How to get a unique id for bound methods?

Russell E. Owen rowen at cesmail.net
Fri Aug 19 19:33:22 EDT 2005


In article <mailman.3295.1124486677.10512.python-list at python.org>,
 Benji York <benji at benjiyork.com> wrote:

>Russell E. Owen wrote:
>> The id of two different methods of the same object seems to be the 
>> same, and it may not be stable either.
>
>Two facts you're (apparently) unaware of are conspiring against you:
>
>1) the "id" of an object is consistent for the lifetime of the object, 
>but may be reused after the object goes away
>
>2) methods are bound on an as-needed basis and then normally discarded 
>(unless you do something to keep them around)

Thank you and Bengt Richter. You both explained it very well.

The current issue is associated with Tkinter. I'm trying to create a tk 
callback function that calls a python "function" (any python callable 
entity).

To do that, I have to create a name for tk that is unique to my python 
"function". A hash-like name would be perfect, meaning a name that is 
always the same for a particular python "function" and always different 
for a different python "function". That would save a lot of housekeeping.

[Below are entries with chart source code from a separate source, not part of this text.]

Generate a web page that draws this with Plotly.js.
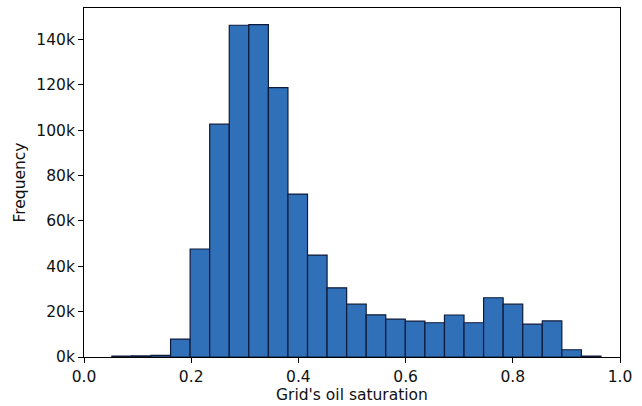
<!DOCTYPE html>
<html>
<head>
<meta charset="utf-8">
<script src="https://cdn.plot.ly/plotly-3.0.1.min.js"></script>
<style>html,body{margin:0;padding:0;background:#fff;}#chart{width:642px;height:406px;}</style>
</head>
<body>
<div id="chart"></div>
<script>
// Bin left edges (grid's oil saturation)
const binLeftEdges = [0.052, 0.0885, 0.125, 0.1615, 0.198, 0.2345, 0.271, 0.3075, 0.344, 0.3805,
  0.417, 0.4535, 0.490, 0.5265, 0.563, 0.5995, 0.636, 0.6725, 0.709, 0.7455,
  0.782, 0.8185, 0.855, 0.8915, 0.928];
const binWidth = 0.0365;
// Frequencies
const frequencies = [400, 500, 700, 7900, 47600, 102600, 146200, 146500, 118700, 71800,
  44900, 30500, 23300, 18600, 16700, 15800, 15100, 18500, 15100, 26100,
  23300, 14500, 15900, 3200, 400];
const yTickVals = [0, 20000, 40000, 60000, 80000, 100000, 120000, 140000];
const yTickText = ['0k', '20k', '40k', '60k', '80k', '100k', '120k', '140k'];
const xTickVals = [0, 0.2, 0.4, 0.6, 0.8, 1.0];
const xTickText = ['0.0', '0.2', '0.4', '0.6', '0.8', '1.0'];

const trace = {
  type: 'bar',
  x: binLeftEdges,
  y: frequencies,
  width: binLeftEdges.map(() => binWidth),
  offset: 0,
  marker: {color: '#3070b8', line: {color: '#0e1a3a', width: 1.2}},
  hoverinfo: 'x+y'
};

const fontSpec = {family: 'DejaVu Sans', size: 15.5, color: '#111'};

const axisCommon = {
  showline: true, linecolor: '#000', linewidth: 1, mirror: true,
  ticks: 'outside', ticklen: 5, tickwidth: 1, tickcolor: '#000',
  showgrid: false, zeroline: false,
  tickfont: fontSpec
};

const layout = {
  width: 642, height: 406,
  margin: {l: 84, r: 22, t: 8, b: 49},
  paper_bgcolor: '#fff', plot_bgcolor: '#fff',
  showlegend: false,
  bargap: 0,
  font: fontSpec,
  xaxis: Object.assign({}, axisCommon, {
    range: [0, 1], tickvals: xTickVals, ticktext: xTickText,
    title: {text: "Grid's oil saturation", font: fontSpec, standoff: 3}
  }),
  yaxis: Object.assign({}, axisCommon, {
    range: [0, 153800], tickvals: yTickVals, ticktext: yTickText,
    title: {text: 'Frequency', font: fontSpec, standoff: 6}
  })
};

Plotly.newPlot('chart', [trace], layout, {displayModeBar: false, staticPlot: true});
</script>
</body>
</html>
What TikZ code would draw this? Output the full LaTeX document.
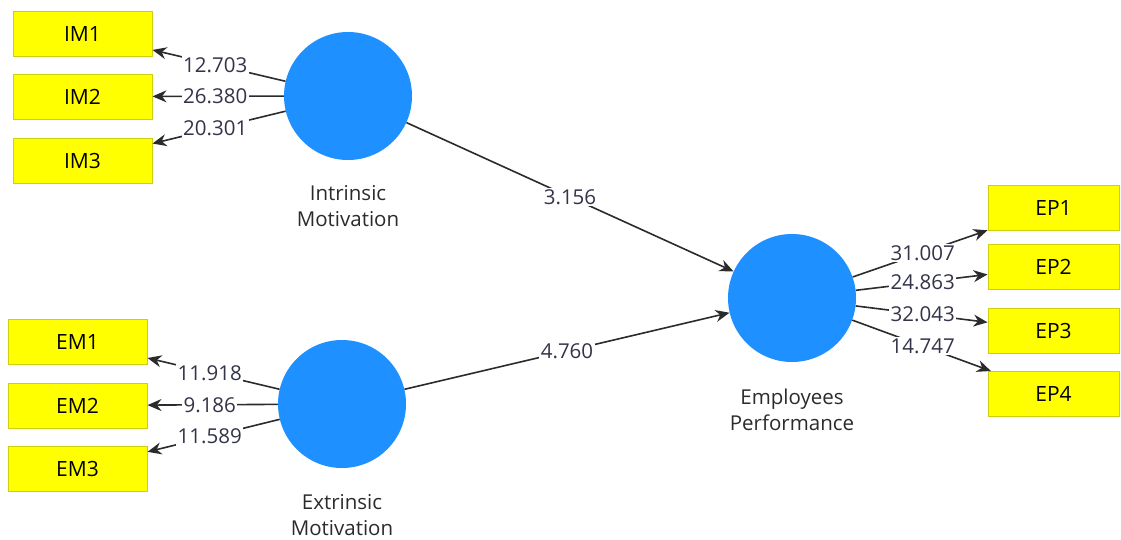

Does the built-in hash function actually do the job?

If I centralize all tk callback management and keep objects that 
represent the tk callback around then I can avoid the whole issue. I was 
hoping to avoid that, because it complicates housekeeping and adds a 
risk of memory leaks (at least I think so; right now tk deallocates its 
callback functions in the few cases I care about so I don't worry about 
it.)

-- Russell

P.S. Paolino: thank you also for your kind reply. Your suggestion sounds 
very useful if I only want a hash for a bound function, but in this case 
since I want a hash for any callable entity I'm not sure it'll work.